Johann Liechtenauer – 1389
Let’s first look at soft and hard. Our master has chosen a slight variation on The Strong and The Weak, and has opted for “soft” and “hard.” This really is very telling. The Strong, and The Weak, albeit places, are also ways of doing things. You hold your sword more softly or harder, in various moments. But now let’s back up. We cut more softly or harder. We thrust more softly or harder. We even, can it be?, we even guard more softly or harder? That’s a bit more difficult to picture, isn’t it? We’ll come back to that.

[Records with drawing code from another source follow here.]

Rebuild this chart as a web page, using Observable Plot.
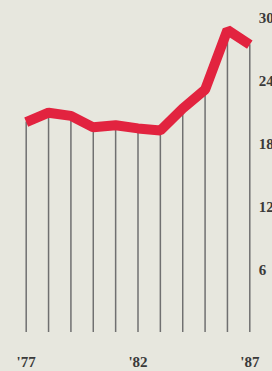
<!DOCTYPE html>
<html>
<head>
<meta charset="utf-8">
<script src="https://cdn.jsdelivr.net/npm/d3@7"></script>
<script src="https://cdn.jsdelivr.net/npm/@observablehq/plot@0.6"></script>
<style>
  html, body { margin: 0; padding: 0; background: #e7e7de; }
  #chart svg { display: block; }
</style>
</head>
<body>
<div id="chart"></div>
<script>
const years = [1977, 1978, 1979, 1980, 1981, 1982, 1983, 1984, 1985, 1986, 1987];
const values = [20.1, 21.0, 20.7, 19.6, 19.8, 19.5, 19.3, 21.4, 23.2, 28.9, 27.5];
const xTicks = [1977, 1982, 1987];
const xTickLabels = ["'77", "'82", "'87"];
const yTicks = [6, 12, 18, 24, 30];

const data = years.map((year, i) => ({year, value: values[i]}));

const chart = Plot.plot({
  width: 272,
  height: 371,
  marginLeft: 25.7,
  marginRight: 22.7,
  marginTop: 18,
  marginBottom: 39,
  style: {background: "transparent", fontFamily: "Liberation Serif, serif", fontSize: "15px", fontWeight: "bold", color: "#3a3a3a"},
  x: {domain: [1977, 1987]},
  y: {domain: [0, 30]},
  marks: [
    Plot.ruleX(data, {x: "year", y1: 0, y2: "value", stroke: "#707070", strokeWidth: 1.5}),
    Plot.line(data, {x: "year", y: "value", stroke: "#e2233f", strokeWidth: 10, strokeLinejoin: "miter", strokeLinecap: "butt"}),
    Plot.axisX({ticks: xTicks, tickFormat: d => xTickLabels[xTicks.indexOf(d)], tickSize: 0, tickPadding: 24, label: null, fontSize: 15}),
    Plot.axisY({anchor: "right", ticks: yTicks, tickSize: 0, tickPadding: 9, label: null, fontSize: 15, textAnchor: "start"})
  ]
});
document.getElementById("chart").appendChild(chart);
</script>
</body>
</html>
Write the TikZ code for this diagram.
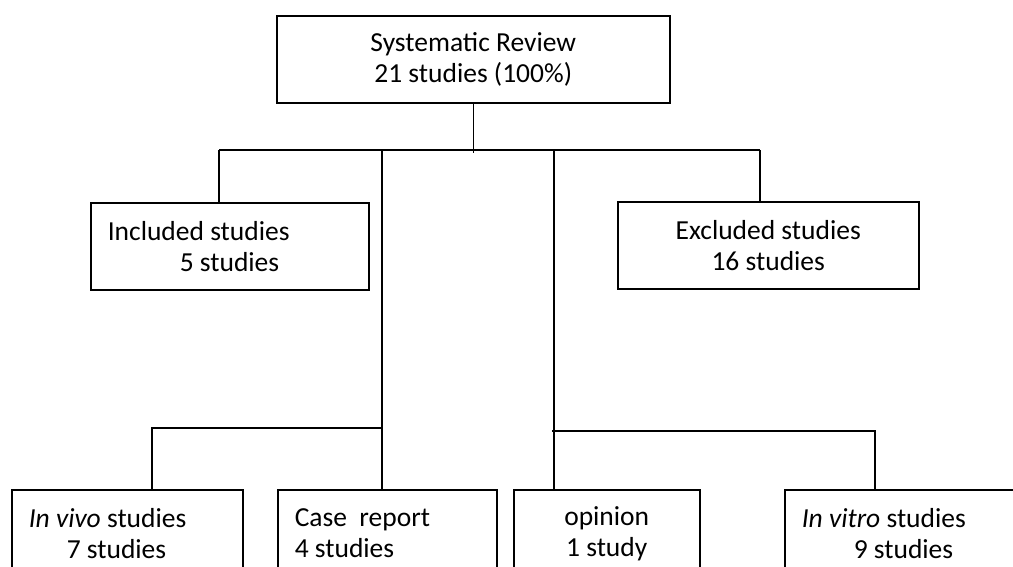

In this system, there are many patterns of 3 of this, 4 of that, 5 of the most important things (do you remember the five Master Strikes?). As you dig in, what you discover is that there is analysis everywhere. We’ll explore another threesome soon, of which we have two parts right now. The two terms “cuts” and “thrusts” are usually combined with the third type of attacking action, “slices.” I’m not sure why our master didn’t use them here, but it makes me sit up and notice. I believe he must have wanted to make a point. So, that says to me that he really wants us to understand that guards can be engaged more softly or harder. And that really is interesting.
Not even having defined guards, or listed out which ones we’ll be learning yet, I have to let it go for the moment. But, when we work on guards more, we’ll remember to explore the question of soft and hard.
Clearly though, it is easy to picture a cut that is struck soft, or hard. It is easy to picture a soft thrust or a hard one. Don’t always assume hard. Soft is very good too!